Specialized product | Producers raising hormone free cattle for European markets may find other markets open up
CARBERRY, Man. — The free trade deal with the European Union will help beef producers access many other markets as well, they were told during a regional meeting of Manitoba Beef Producers.
Canadian Cattlemen’s Association president Martin Unrau said it’s about building enough market demand to allow farmers to start viably producing beef raised without added hormones or antibiotics that is becoming popular around the world.
“The Europe deal is not just about Europe, it’s about raising kind of a different set of animals that fit that market,” Unrau said.
“Those same animals will value-add into China, Russia, Egypt, Taiwan, because they’re also ractopamine-free.”
The Comprehensive Economic and Trade Agreement with the EU, which may take years to finalize, allows an additional 50,000 tonnes per year of Canadian beef to be sold to EU countries.
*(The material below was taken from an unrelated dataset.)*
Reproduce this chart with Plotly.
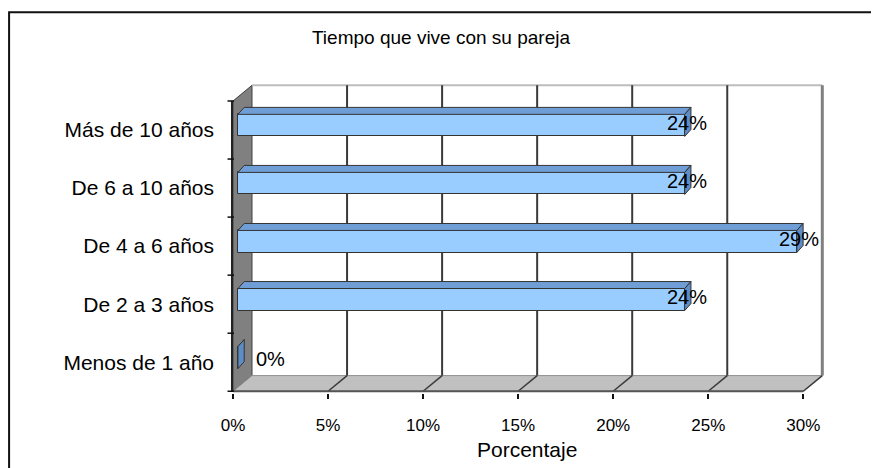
import plotly.graph_objects as go

# ---------------- data ----------------
categories = ["Menos de 1 año", "De 2 a 3 años", "De 4 a 6 años", "De 6 a 10 años", "Más de 10 años"]
percent = [0.0, 23.5, 29.4, 23.5, 23.5]
x_ticks = [0, 5, 10, 15, 20, 25, 30]
x_tick_labels = ["0%", "5%", "10%", "15%", "20%", "25%", "30%"]
title_text = "Tiempo que vive con su pareja"
x_title = "Porcentaje"

# ---------------- geometry / style ----------------
PAGE_OFF = 8                 # default body margin of the html page
W, H = 879 - PAGE_OFF, 468 - PAGE_OFF
FONT = "Liberation Sans, Arial, sans-serif"
X_RANGE = [0, 31.3]
Y_RANGE = [-0.03, 5.31]
PX_X = 19.0      # pixels per percent
PX_Y = 58.06     # pixels per category
LEFT = 233.0 - PAGE_OFF
ZERO_Y = 391.0 - PAGE_OFF   # pixel row of y = 0

plot_w = (X_RANGE[1] - X_RANGE[0]) * PX_X
plot_h = (Y_RANGE[1] - Y_RANGE[0]) * PX_Y
bottom_px = ZERO_Y - Y_RANGE[0] * PX_Y
m_l = LEFT
m_r = W - LEFT - plot_w
m_b = H - bottom_px
m_t = bottom_px - plot_h


def paper_x(px):
    """screen pixel -> paper x"""
    return (px - PAGE_OFF - m_l) / plot_w


def paper_y(py):
    """screen pixel -> paper y"""
    return (bottom_px - (py - PAGE_OFF)) / plot_h


DX, DY = 1.0, 0.27          # 3-D depth offset of the back wall
N = len(categories)
X_MAX = x_ticks[-1]

# bar 3-D geometry (relative to category slot)
BX0 = 0.26                  # front face start
BDX, BDY = 0.33, 0.12       # bar depth
BY0, BY1 = 0.39, 0.77       # front face vertical extent

FRONT = "#99CCFF"
TOP = "#6F9ED6"
SIDE = "#5E8CC4"
EDGE = "#333333"

shapes = []
# side wall
shapes.append(dict(type="path", xref="x", yref="y", layer="below",
                   path=f"M 0,0 L 0,{N} L {DX},{N + DY} L {DX},{DY} Z",
                   fillcolor="#808080", line=dict(color="#404040", width=1)))
# floor
shapes.append(dict(type="path", xref="x", yref="y", layer="below",
                   path=f"M 0,0 L {X_MAX},0 L {X_MAX + DX},{DY} L {DX},{DY} Z",
                   fillcolor="#C0C0C0", line=dict(color="#909090", width=1)))
# back wall top edge
shapes.append(dict(type="line", xref="x", yref="y", layer="below",
                   x0=DX, x1=X_MAX + DX, y0=N + DY, y1=N + DY,
                   line=dict(color="#BDBDBD", width=2)))
# back-wall gridlines and floor diagonals
for t in x_ticks[1:]:
    col = "#808080" if t == X_MAX else "#3A3A3A"
    wid = 3 if t == X_MAX else 2
    shapes.append(dict(type="line", xref="x", yref="y", layer="below",
                       x0=t + DX, x1=t + DX, y0=DY, y1=N + DY,
                       line=dict(color=col, width=wid)))
    shapes.append(dict(type="line", xref="x", yref="y", layer="below",
                       x0=t, x1=t + DX, y0=0, y1=DY,
                       line=dict(color="#3A3A3A", width=1.5)))
# front floor edge
shapes.append(dict(type="line", xref="x", yref="y", layer="below",
                   x0=0, x1=X_MAX, y0=0, y1=0,
                   line=dict(color="#555555", width=2)))
# vertical category axis line and its ticks
shapes.append(dict(type="line", xref="paper", yref="y",
                   x0=paper_x(232), x1=paper_x(232), y0=0, y1=N,
                   line=dict(color="#222222", width=2)))
for k in range(N + 1):
    shapes.append(dict(type="line", xref="paper", yref="y",
                       x0=paper_x(227.5), x1=paper_x(234), y0=k, y1=k,
                       line=dict(color="#111111", width=1.5)))
# outer chart border
shapes.append(dict(type="rect", xref="paper", yref="paper",
                   x0=paper_x(9.2), x1=paper_x(895), y0=paper_y(490), y1=paper_y(12),
                   line=dict(color="#111111", width=2), fillcolor="rgba(0,0,0,0)"))

fig = go.Figure()

# front faces of the bars
fig.add_trace(go.Bar(
    orientation="h",
    y=[i + (BY0 + BY1) / 2 for i in range(N)],
    x=percent,
    base=BX0,
    width=BY1 - BY0,
    marker=dict(color=FRONT, line=dict(color=EDGE, width=1)),
    hoverinfo="skip",
    showlegend=False,
))

# top and side faces
for i, v in enumerate(percent):
    x_end = BX0 + v
    fig.add_trace(go.Scatter(
        x=[BX0, x_end, x_end + BDX, BX0 + BDX, BX0],
        y=[i + BY1, i + BY1, i + BY1 + BDY, i + BY1 + BDY, i + BY1],
        mode="lines", fill="toself", fillcolor=TOP,
        line=dict(color=EDGE, width=1), hoverinfo="skip", showlegend=False))
    fig.add_trace(go.Scatter(
        x=[x_end, x_end + BDX, x_end + BDX, x_end, x_end],
        y=[i + BY0, i + BY0 + BDY, i + BY1 + BDY, i + BY1, i + BY0],
        mode="lines", fill="toself", fillcolor=SIDE,
        line=dict(color=EDGE, width=1), hoverinfo="skip", showlegend=False))

annotations = []
for i, v in enumerate(percent):
    if v > 0:
        annotations.append(dict(x=v + 0.4, y=i + 0.62, xref="x", yref="y",
                                text=f"{round(v)}%", showarrow=False,
                                xanchor="center", yanchor="middle",
                                font=dict(family=FONT, size=20, color="#000000")))
    else:
        annotations.append(dict(x=v + 1.1, y=i + 0.55, xref="x", yref="y",
                                text=f"{round(v)}%", showarrow=False,
                                xanchor="left", yanchor="middle",
                                font=dict(family=FONT, size=20, color="#000000")))
annotations.append(dict(x=paper_x(527), y=paper_y(449), xref="paper", yref="paper",
                        text=x_title, showarrow=False, xanchor="center", yanchor="middle",
                        font=dict(family=FONT, size=21, color="#000000")))

fig.update_layout(
    width=W, height=H,
    margin=dict(l=m_l, r=m_r, t=m_t, b=m_b, autoexpand=False),
    paper_bgcolor="white", plot_bgcolor="white",
    title=dict(text=title_text, x=(441 - PAGE_OFF) / W, xref="container", xanchor="center",
               y=1 - (37 - PAGE_OFF) / H, yref="container", yanchor="middle",
               font=dict(family=FONT, size=19, color="#000000")),
    xaxis=dict(range=X_RANGE, tickvals=x_ticks, ticktext=x_tick_labels,
               showgrid=False, zeroline=False, showline=False,
               ticks="outside", ticklen=5, tickwidth=1.5, tickcolor="#111111",
               ticklabelstandoff=12,
               tickfont=dict(family=FONT, size=17, color="#000000")),
    yaxis=dict(range=Y_RANGE, tickvals=[i + 0.5 for i in range(N)], ticktext=categories,
               showgrid=False, zeroline=False, showline=False, ticks="",
               ticklabelstandoff=18,
               tickfont=dict(family=FONT, size=21, color="#000000")),
    shapes=shapes,
    annotations=annotations,
    bargap=0,
)

fig.write_html("out.html")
However, EU rules block beef that is produced in the common North American way, including the use of added hormonal products such as ractopamine, which increases feed conversion efficiency.
To sell to European buyers, Canadian producers will have to raise their cattle without added growth promotants and unnecessary antibiotic supplementation.
As well, packers will need to guarantee that the beef is from such animals and that they were born, raised and slaughtered in Canada.
Those are expensive alterations to the present high-productivity cattle production methods now used by almost all farmers, but MBP general manager Cam Dahl said high beef prices in Europe will compensate for a higher cost of production.
“The market for hormone-free, it’s big. It’s big enough to go after.”
Dahl said few packers and farmers would be willing to switch to EU-compliant methods if there wasn’t a sufficiently large market, which makes the additional quota essential.
As well, he said the mechanism in the agreement to establish a system to deal with non-tariff barriers to trade will be key. After Canada’s troubles with American barriers such as country-of-origin labelling and BSE restrictions, establishing a system to dismantle impediments is “perhaps more significant” than the additional quota.
He said the European market should not be seen as small or secondary, considering that the Canadian quota equals about as much as Manitoba produces in a year.
Federal employment minister Jason Kenney told the meeting that the government insisted on the extra beef and pork quota because without it, Canada would not easily evolve to produce enough beef for markets that have similar demands to the EU.
“We wanted to get that number so that there would be a critical mass so that beef producers could go into a specialized product,” he said.